The policy integrates digital-yuan balances into banks’ asset-liability operations and subjects them to deposit-insurance coverage, shifting the e-CNY’s monetary classification toward demand-deposit (M1) and broader money-supply (M2) metrics.

Domestically, making the e-CNY interest-bearing is a targeted incentive to narrow the convenience-and-liquidity advantage held by mobile-payment giants that do not pay yields on stored balances.

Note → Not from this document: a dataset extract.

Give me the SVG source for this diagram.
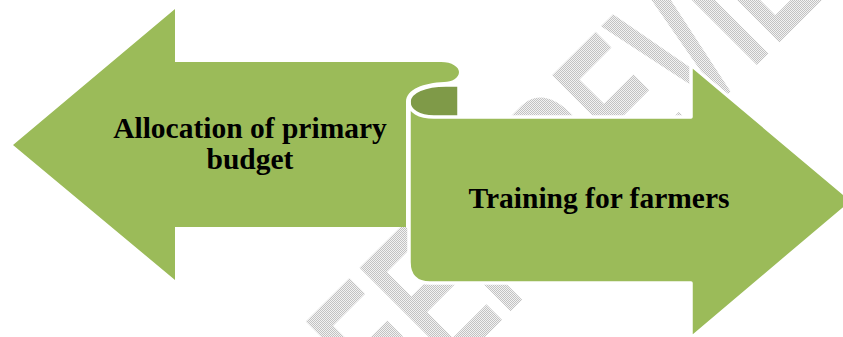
<svg xmlns="http://www.w3.org/2000/svg" width="843" height="337" viewBox="0 0 843 337">
<defs>
<pattern id="dither" width="2" height="2" patternUnits="userSpaceOnUse">
<rect width="2" height="2" fill="#F2F2F2"/>
<rect width="1" height="1" fill="#C2C2C2"/>
<rect x="1" y="1" width="1" height="1" fill="#C2C2C2"/>
</pattern>
<clipPath id="wmclip">
<text class="wm" transform="translate(344,478) rotate(-45) scale(0.57,1)" x="0" y="0">PEER REVIEW</text>
</clipPath>
</defs>
<style>
.shape{fill:#9BBB59;stroke:#FFFFFF;stroke-width:3.5;stroke-linejoin:round}
.curl{fill:#7F9A48;stroke:#FFFFFF;stroke-width:3.5;stroke-linejoin:round}
.label{font-family:"Liberation Serif","Times New Roman",serif;font-weight:bold;font-size:29.5px;fill:#000000;text-anchor:middle}
.wm{font-family:"Liberation Sans",Arial,sans-serif;font-weight:bold;font-size:200px}
</style>
<g id="watermark">
<rect x="0" y="0" width="843" height="337" fill="url(#dither)" clip-path="url(#wmclip)"/>
</g>
<g id="node-allocation">
<path class="shape" style="stroke:none" d="M13,145 L175,9 L175,62 L441,62 C452,62 459,67 459,72 C459,78 452,82 444,82 C424,83 406,89 406,102 L406,227 L175,227 L175,280 Z"/>
<text class="label" x="250" y="138">Allocation of primary</text>
<text class="label" x="250" y="169">budget</text>
</g>
<g id="node-training">
<path class="curl" d="M459,85 L446,85 C426,85 409,91 409,102 L409,118 L459,118 Z"/>
<path class="shape" d="M409,102 C409,111 419,117 434,117 L691,117 L691,65 L853,201 L691,338 L691,283 L430,283 Q409,283 409,262 Z"/>
<text class="label" x="599" y="208">Training for farmers</text>
</g>
<g id="connectors"/>
</svg>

For product teams and compliance officers, the change creates immediate operational priorities: update custody and reconciliation processes, modify AML/KYC flows for account-linked wallets, and reflect e-CNY positions in NAV and AUM reporting where relevant.

From a monetary-policy perspective, the instrument becomes a more direct transmission channel, allowing authorities to influence liquidity and short-term rates through a centrally backed digital deposit.

Strategic and market implications for digital Yuan

Internationally, the redesign strengthens efforts to internationalize the yuan by improving the currency’s attractiveness for cross-border transactions and reserve use; the plan references support infrastructure and multilateral CBDC collaborations intended to reduce reliance on incumbent dollar-denominated rails.

Regulatory consequences will include clearer supervisory jurisdiction over commercial banks’ digital-yuan holdings and potential revisions to liquidity-coverage and reserve requirements, alongside renewed scrutiny of private stablecoins and onshore-to-offshore conversions.

Market participants should expect near-term volatility in deposit flows as users re-evaluate allocation between digital wallets and traditional bank deposits, and banks to announce operational and pricing responses in the implementation window.

The PBOC specifies that the e-CNY will function as a measure of monetary value and a medium for payments while remaining technically distinct from privately issued tokens; commercial banks will be responsible for interest accounting and customer-facing services. The supervisory framework anticipates integration with existing KYC/AML regimes and positions the central bank to monitor aggregate flows for macroprudential purposes.

The redesign of the e-CNY into an interest-bearing digital deposit recalibrates its role in China’s monetary architecture and sets new operational, compliance, and market priorities for banks and fintechs.